◆ **SHORT EXERCISE**: Repeat exactly the lines running from the first line of the data to the line containing "df = pd.DataFrame(rows)", both ends included, and nothing else; drop the pictures.

◆ **DATA PROVIDED**:
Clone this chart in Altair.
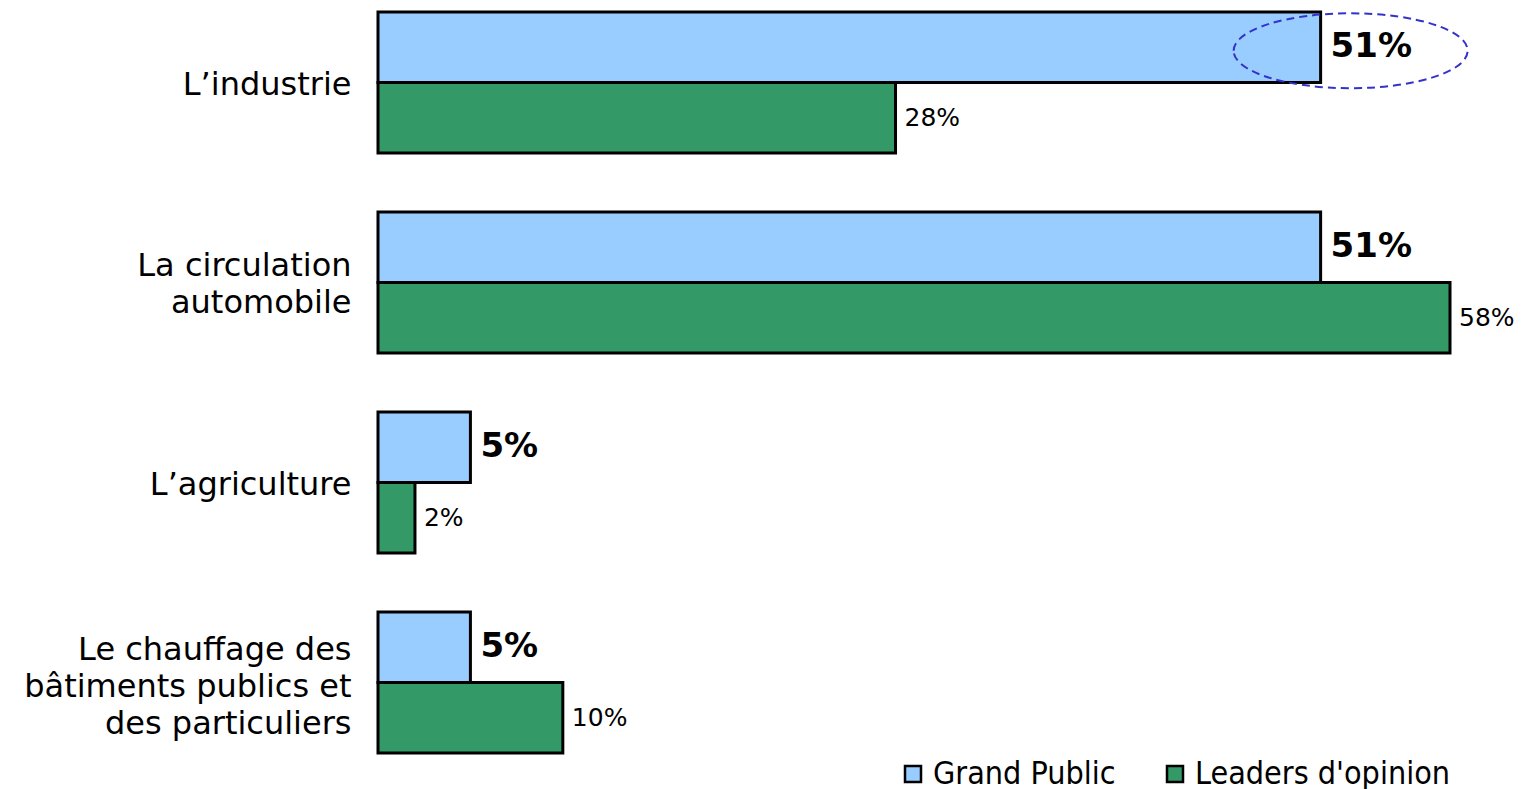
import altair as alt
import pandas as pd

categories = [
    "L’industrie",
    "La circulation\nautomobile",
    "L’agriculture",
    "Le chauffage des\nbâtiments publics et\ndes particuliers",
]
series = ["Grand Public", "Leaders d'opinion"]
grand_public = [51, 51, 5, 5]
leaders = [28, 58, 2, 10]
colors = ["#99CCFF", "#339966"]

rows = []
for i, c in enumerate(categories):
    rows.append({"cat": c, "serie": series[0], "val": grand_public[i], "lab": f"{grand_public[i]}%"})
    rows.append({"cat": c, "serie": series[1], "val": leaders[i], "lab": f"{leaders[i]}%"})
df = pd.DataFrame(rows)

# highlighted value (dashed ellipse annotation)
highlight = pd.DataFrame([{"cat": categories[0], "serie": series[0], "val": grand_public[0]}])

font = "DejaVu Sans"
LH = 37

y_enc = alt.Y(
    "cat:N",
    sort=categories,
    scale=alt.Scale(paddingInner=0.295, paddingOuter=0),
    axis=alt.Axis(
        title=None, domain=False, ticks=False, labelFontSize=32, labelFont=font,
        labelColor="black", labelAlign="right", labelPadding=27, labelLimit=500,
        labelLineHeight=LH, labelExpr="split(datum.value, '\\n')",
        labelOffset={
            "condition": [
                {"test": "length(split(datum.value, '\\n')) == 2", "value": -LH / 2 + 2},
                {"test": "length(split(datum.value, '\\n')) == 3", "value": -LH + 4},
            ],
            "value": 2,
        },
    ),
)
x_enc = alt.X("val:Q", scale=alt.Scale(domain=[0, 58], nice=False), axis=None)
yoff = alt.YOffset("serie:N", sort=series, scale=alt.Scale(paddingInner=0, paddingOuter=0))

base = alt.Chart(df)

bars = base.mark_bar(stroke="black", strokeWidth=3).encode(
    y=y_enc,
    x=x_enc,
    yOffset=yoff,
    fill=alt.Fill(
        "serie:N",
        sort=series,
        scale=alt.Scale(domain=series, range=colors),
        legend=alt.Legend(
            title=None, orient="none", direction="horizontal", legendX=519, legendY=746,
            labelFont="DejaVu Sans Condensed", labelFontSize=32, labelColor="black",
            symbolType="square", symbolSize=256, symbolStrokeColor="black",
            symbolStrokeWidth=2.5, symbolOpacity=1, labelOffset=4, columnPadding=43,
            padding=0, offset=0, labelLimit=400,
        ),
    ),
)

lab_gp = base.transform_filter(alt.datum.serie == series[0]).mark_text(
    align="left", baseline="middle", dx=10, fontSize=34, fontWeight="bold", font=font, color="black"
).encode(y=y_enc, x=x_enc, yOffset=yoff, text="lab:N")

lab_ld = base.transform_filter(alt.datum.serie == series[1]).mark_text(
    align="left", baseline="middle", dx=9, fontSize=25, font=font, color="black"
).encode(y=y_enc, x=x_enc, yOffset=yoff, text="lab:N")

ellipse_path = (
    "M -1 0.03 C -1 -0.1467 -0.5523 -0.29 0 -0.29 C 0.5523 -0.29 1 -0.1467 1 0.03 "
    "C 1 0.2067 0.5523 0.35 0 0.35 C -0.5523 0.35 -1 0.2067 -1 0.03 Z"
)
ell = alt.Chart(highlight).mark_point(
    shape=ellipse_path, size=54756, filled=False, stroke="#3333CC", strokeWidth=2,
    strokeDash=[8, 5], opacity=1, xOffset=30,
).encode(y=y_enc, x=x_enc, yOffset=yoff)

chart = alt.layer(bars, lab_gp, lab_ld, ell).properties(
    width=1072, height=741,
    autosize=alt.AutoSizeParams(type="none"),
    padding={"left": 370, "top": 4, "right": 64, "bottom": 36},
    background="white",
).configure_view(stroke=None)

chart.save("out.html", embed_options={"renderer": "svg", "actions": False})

◆ **EXPECTED ANSWER**:
Clone this chart in Altair.
import altair as alt
import pandas as pd

categories = [
    "L’industrie",
    "La circulation\nautomobile",
    "L’agriculture",
    "Le chauffage des\nbâtiments publics et\ndes particuliers",
]
series = ["Grand Public", "Leaders d'opinion"]
grand_public = [51, 51, 5, 5]
leaders = [28, 58, 2, 10]
colors = ["#99CCFF", "#339966"]

rows = []
for i, c in enumerate(categories):
    rows.append({"cat": c, "serie": series[0], "val": grand_public[i], "lab": f"{grand_public[i]}%"})
    rows.append({"cat": c, "serie": series[1], "val": leaders[i], "lab": f"{leaders[i]}%"})
df = pd.DataFrame(rows)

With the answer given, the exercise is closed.